● **Entries with chart source code**
+-------+

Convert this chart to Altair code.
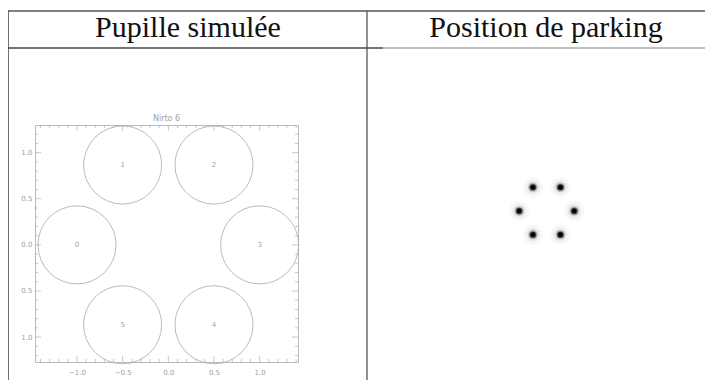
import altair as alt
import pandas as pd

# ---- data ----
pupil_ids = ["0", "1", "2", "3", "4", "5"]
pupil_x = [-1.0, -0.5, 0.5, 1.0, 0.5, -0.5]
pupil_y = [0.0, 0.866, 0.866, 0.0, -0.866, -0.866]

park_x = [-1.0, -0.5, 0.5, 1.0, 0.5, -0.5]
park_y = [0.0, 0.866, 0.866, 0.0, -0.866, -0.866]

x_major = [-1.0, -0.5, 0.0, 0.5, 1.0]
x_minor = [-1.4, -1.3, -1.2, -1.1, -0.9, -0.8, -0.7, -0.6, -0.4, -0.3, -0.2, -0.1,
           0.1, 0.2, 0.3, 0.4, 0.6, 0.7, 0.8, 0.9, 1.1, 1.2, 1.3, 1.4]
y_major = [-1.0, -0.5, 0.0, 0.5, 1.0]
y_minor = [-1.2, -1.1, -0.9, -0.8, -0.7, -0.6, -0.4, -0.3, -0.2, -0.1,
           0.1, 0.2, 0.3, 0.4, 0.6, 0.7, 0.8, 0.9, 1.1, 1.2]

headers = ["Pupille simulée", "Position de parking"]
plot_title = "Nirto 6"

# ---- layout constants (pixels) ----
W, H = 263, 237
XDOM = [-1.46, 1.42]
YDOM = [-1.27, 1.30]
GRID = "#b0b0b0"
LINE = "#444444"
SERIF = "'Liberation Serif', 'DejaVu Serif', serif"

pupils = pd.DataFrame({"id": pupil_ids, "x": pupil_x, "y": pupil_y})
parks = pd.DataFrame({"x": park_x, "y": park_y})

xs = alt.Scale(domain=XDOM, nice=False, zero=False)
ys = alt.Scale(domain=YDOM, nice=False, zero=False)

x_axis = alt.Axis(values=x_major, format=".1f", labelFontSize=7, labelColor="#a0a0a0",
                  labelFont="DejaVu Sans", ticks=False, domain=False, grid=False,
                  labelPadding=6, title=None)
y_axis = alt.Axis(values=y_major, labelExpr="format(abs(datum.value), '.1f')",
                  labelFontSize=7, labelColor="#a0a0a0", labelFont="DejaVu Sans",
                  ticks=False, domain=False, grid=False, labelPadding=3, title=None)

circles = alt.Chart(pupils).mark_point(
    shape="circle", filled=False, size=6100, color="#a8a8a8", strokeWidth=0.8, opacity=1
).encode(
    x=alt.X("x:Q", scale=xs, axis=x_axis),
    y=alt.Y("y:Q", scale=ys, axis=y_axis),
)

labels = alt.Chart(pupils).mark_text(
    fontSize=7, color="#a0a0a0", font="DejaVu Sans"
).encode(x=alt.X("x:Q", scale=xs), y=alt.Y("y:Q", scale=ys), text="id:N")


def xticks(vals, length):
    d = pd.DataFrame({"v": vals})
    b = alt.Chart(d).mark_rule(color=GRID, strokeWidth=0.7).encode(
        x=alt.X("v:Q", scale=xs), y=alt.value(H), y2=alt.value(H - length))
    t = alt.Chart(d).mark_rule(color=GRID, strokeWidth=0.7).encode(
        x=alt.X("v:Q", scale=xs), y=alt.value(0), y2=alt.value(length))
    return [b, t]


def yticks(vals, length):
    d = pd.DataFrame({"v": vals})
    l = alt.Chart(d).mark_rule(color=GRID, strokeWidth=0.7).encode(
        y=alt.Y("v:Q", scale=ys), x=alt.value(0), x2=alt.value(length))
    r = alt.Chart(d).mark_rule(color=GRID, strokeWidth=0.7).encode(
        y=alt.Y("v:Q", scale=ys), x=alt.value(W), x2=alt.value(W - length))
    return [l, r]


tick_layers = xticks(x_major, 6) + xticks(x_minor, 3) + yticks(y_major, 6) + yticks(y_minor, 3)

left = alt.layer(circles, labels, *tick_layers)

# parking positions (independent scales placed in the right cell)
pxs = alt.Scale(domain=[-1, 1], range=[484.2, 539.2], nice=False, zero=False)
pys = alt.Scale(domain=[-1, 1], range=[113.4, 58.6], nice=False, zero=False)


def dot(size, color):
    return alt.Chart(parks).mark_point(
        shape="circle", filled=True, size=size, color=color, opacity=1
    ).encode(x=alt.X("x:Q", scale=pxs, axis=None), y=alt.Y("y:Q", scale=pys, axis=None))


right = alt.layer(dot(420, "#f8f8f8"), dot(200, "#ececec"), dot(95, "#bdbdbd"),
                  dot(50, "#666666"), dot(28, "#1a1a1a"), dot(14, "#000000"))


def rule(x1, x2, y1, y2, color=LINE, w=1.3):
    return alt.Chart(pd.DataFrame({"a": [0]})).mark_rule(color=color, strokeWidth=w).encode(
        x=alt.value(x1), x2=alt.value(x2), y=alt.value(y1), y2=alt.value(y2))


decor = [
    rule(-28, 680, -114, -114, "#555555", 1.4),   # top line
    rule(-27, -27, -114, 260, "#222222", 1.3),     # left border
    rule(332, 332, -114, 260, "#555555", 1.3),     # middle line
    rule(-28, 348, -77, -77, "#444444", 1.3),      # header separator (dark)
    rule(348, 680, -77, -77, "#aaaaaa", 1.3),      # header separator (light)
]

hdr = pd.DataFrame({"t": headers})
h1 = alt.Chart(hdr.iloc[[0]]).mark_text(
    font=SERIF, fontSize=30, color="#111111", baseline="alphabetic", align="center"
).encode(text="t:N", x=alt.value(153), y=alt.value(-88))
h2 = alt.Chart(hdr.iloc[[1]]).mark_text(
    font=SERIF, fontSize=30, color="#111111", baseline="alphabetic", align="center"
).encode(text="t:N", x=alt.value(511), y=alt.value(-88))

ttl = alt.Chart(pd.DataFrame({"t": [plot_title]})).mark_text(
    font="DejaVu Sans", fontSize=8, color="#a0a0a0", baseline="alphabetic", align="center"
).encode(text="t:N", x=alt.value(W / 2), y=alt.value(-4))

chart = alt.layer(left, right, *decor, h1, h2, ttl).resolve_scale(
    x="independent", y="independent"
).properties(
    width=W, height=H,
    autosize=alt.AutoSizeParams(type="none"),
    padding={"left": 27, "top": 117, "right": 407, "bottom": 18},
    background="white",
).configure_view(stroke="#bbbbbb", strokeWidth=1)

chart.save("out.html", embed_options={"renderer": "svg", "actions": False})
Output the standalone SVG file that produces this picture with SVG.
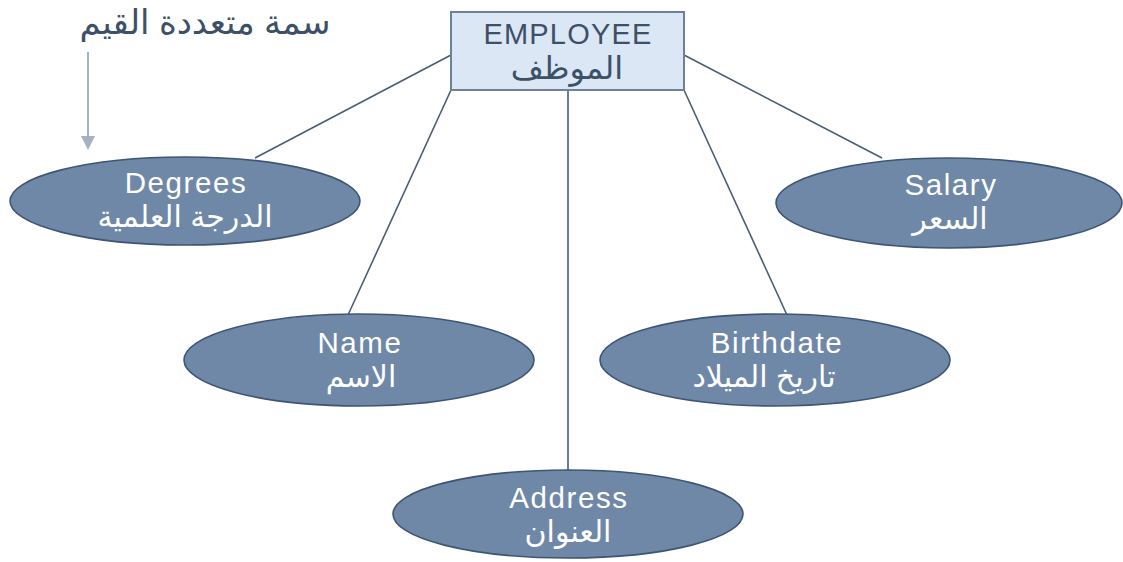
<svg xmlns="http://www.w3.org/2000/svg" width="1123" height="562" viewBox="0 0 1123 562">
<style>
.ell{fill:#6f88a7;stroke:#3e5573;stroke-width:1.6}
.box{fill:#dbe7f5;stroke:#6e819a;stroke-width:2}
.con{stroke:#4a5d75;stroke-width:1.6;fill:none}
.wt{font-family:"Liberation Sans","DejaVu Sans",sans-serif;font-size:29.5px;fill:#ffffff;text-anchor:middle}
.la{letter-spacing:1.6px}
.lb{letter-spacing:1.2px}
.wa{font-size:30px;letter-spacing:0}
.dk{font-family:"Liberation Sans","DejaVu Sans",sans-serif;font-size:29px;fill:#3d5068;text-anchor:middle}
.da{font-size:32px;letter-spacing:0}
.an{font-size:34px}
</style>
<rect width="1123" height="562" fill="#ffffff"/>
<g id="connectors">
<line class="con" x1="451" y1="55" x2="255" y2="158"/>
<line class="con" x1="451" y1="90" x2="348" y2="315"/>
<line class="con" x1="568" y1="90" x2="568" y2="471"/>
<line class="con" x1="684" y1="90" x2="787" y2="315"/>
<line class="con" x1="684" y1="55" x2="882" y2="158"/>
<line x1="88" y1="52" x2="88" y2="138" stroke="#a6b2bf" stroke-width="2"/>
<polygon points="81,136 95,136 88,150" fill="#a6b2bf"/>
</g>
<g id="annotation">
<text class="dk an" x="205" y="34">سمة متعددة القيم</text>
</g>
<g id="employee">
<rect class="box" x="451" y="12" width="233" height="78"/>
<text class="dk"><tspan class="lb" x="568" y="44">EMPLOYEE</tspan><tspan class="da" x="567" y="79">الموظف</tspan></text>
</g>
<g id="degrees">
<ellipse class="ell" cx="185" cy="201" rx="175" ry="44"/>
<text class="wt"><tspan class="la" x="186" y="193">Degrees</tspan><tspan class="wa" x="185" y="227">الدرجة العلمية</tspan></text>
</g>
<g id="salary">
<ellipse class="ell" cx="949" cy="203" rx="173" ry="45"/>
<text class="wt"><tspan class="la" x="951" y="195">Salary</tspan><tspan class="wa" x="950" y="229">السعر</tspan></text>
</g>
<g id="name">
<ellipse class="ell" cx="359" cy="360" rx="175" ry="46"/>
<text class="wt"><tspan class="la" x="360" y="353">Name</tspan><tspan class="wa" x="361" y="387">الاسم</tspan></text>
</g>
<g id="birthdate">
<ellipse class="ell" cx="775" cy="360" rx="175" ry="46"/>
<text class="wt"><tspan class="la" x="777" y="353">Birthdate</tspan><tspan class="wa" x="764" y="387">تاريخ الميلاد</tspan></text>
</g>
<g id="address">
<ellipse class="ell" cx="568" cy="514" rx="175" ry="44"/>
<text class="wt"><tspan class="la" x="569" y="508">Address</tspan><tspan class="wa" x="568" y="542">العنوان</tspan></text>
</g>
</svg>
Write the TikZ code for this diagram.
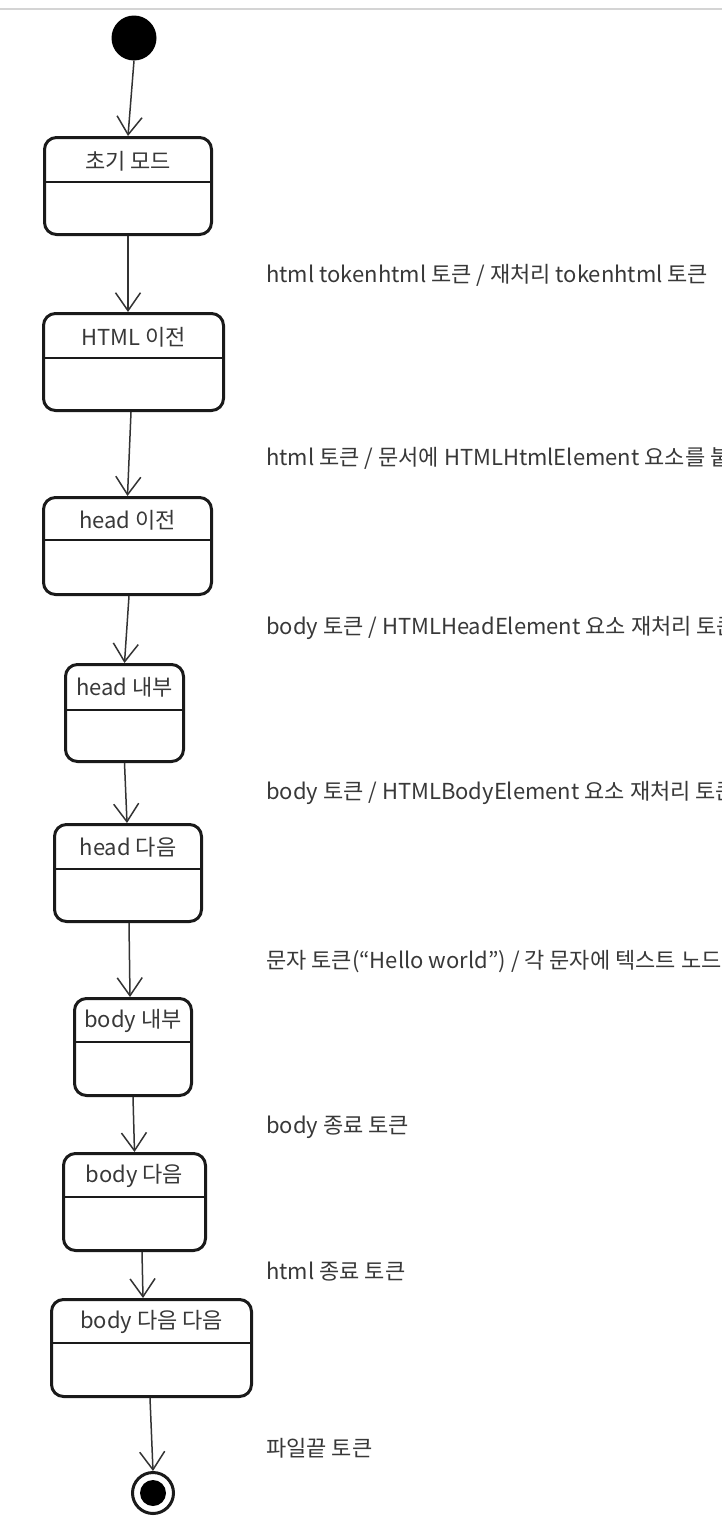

+-------+

● **WORK TO COMPLETE**
Report the number of lines in the listing above that include the word "this", and nothing else.

● **FINISHED TASK**
3